If you pay attention to downhill or enduro racing, or even more so to motocross, then Troy Lee Designs is a name you're likely familiar with. If you just ride bikes and could care less about racing, Troy Lee Designs (often referred to as simply TLD) has collaborated with the biggest brands and outfitted the world's fastest racers on two wheels for over 30 years.
Troy Lee Designs A1 MIPS Vertigo helmet specs
- Reinforced polycarbonate shell in-molded with the EPS liner extends down the sides and back of the head for maximum protection and durability
- MIPS brain protection system, reduces rotational forces to the brain
- 8 intake passages draw in cool air for ventilation
- 8 rear outlets help exhaust and draw heat from head
- Triple position adjustable retention system allows customized fit for various eyewear, head shape and riding styles
- Single piece, ultra plush, removable and washable comfort liner made of anti-microbial moisture wicking material for a dry, comfortable feel
- Full spectrum adjustable moto inspired visor with anodized aluminum hardware
- Race-inspired styling
Protection and style meet
TLD is renowned for its risk-taking style, some riders love the flash, some think it's hokey. Luckily most TLD gear is offered in low-key colors up to heart murmur-inducing bright. Definite moto-influence can be seen throughout, especially in the visor with its alloy hardware for adjustment. Beyond the looks though TLD helmets have protection at the top of the list. The A1 is a deep helmet and features a bit more protection around the sides and back of the head than a standard road or XC lid. And like most high-end helmets, it also utilizes MIPS.
On the trail
A few of my friends have the TLD A1 helmet, and they all rave about how comfortable it is. "Best helmet ever, dude!" was pretty much the refrain. When I put the A1 on, it was instantly clear what they were so stoked about. The fit is excellent: zero hot spots, consistent padding and compression, and an easy, one-handed adjustment that stayed put. All very, very good things.

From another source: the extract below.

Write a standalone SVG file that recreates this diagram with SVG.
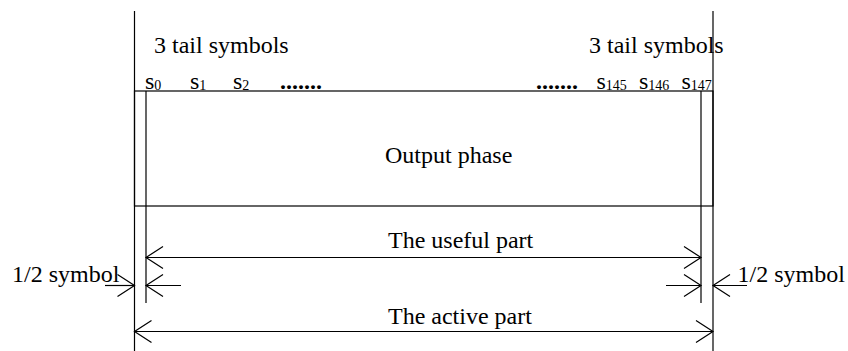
<svg xmlns="http://www.w3.org/2000/svg" width="848" height="351" viewBox="0 0 848 351">
<style>
.ln{stroke:#000;stroke-width:1.2;fill:none}
.t{font-family:"Liberation Serif","Times New Roman",serif;font-size:24px;fill:#000}
.sub{font-size:14px}
.dots{font-weight:bold}
</style>
<defs>
<marker id="ah" viewBox="-19 -12 21 24" markerWidth="21" markerHeight="24" refX="0" refY="0" markerUnits="userSpaceOnUse" orient="auto">
<path d="M -17 -11 L 0 0 L -17 11" fill="none" stroke="#000" stroke-width="1.2"/>
</marker>
</defs>
<rect width="848" height="351" fill="#fff"/>
<g id="frame">
<rect id="output-phase-box" x="134.5" y="91" width="578.5" height="115" class="ln"/>
<line x1="134.5" y1="11" x2="134.5" y2="351" class="ln"/>
<line x1="713" y1="11" x2="713" y2="351" class="ln"/>
<line x1="146" y1="91" x2="146" y2="303" class="ln"/>
<line x1="701" y1="91" x2="701" y2="303" class="ln"/>
</g>
<g id="labels">
<text class="t" x="154" y="53">3 tail symbols</text>
<text class="t" x="589" y="53">3 tail symbols</text>
<text class="t" x="145" y="89">s<tspan class="sub" dy="1">0</tspan></text>
<text class="t" x="190" y="89">s<tspan class="sub" dy="1">1</tspan></text>
<text class="t" x="233" y="89">s<tspan class="sub" dy="1">2</tspan></text>
<text class="t dots" x="280" y="89">.......</text>
<text class="t dots" x="536" y="89">.......</text>
<text class="t" x="596.5" y="89">s<tspan class="sub" dy="1">145</tspan></text>
<text class="t" x="639" y="89">s<tspan class="sub" dy="1">146</tspan></text>
<text class="t" x="681.5" y="89">s<tspan class="sub" dy="1">147</tspan></text>
<text class="t" x="385" y="163">Output phase</text>
<text class="t" x="388" y="248">The useful part</text>
<text class="t" x="388" y="324">The active part</text>
<text class="t" x="12" y="282">1/2 symbol</text>
<text class="t" x="737.5" y="282">1/2 symbol</text>
</g>
<g id="connectors">
<line x1="146" y1="257.5" x2="701" y2="257.5" class="ln" marker-end="url(#ah)"/>
<line x1="701" y1="257.5" x2="146" y2="257.5" class="ln" marker-end="url(#ah)"/>
<line x1="134.5" y1="331.5" x2="713" y2="331.5" class="ln" marker-end="url(#ah)"/>
<line x1="713" y1="331.5" x2="134.5" y2="331.5" class="ln" marker-end="url(#ah)"/>
<line x1="105" y1="285.5" x2="134.5" y2="285.5" class="ln" marker-end="url(#ah)"/>
<line x1="181" y1="285.5" x2="146" y2="285.5" class="ln" marker-end="url(#ah)"/>
<line x1="666" y1="285.5" x2="701" y2="285.5" class="ln" marker-end="url(#ah)"/>
<line x1="747" y1="285.5" x2="713" y2="285.5" class="ln" marker-end="url(#ah)"/>
</g>
</svg>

Ripping down the trail, the A1's impeccable fit really shines. It pulled the impressive feat of not bouncing or jiggling around, yet not squeezing my head like a overly tight headband. The deep fit deserves some thanks, but TLD's shaping, padding and retention system deserves more. The three height levels for the retention system lets the A1 snug down above, below, and right with the big knot on the back of my head. Most riders should be able to find the sweet spot.
I even put this helmet to test with a medium speed crash. While the brunt of the impact was on my shoulder and arm, I did tap my head into the ground and am happy to report the A1 stayed put, no twisting, no shifting. It didn't feel like it was about to be ripped off my head like other helmets have in the past. Well done, TLD, thanks!
The big visor takes styling cues from the full-face and moto helmet world. It can adjusted by three little alloy hand screws. Once tightened, I didn't experience any visor movement, and the anodized aluminum screws are certainly welcome over any plastic counterparts which can be about as trustworthy as an AA meeting sponsored by Jack Daniels.
With a helmet sporting this much thought in the design, fitting and finish, the straps are a surprising let down. They're somewhat hard to adjust and the front strap (in front of my ears) always felt like it was twisted, even when it wasn't. I'd much rather see something like Specialized's (oddly named) Tri-Fit, Bontrager's LockDown dividers, or Giant's Element Strap System. What I'm trying to say is there are much better strap systems out there and the A1, with its class-leading fit, is more than deserving of one.
Ventilation also leaves a bit to be desired. There are eight vents in the front as well as the rear, but the breeze sure didn't squeeze its way in. While roughly on par with POC's Trabec in my opinion, it's nowhere as airy as Giant's Rail helmet or any other less trail-focused lids.
Sunglasses can be wedged into the vents, and stay put pretty well, but the A1 doesn't excel in this to be honest. And I was a bit surprised to not see a goggle strap retention or recess in the back given the A1's all-mountain/enduro styling and concentration.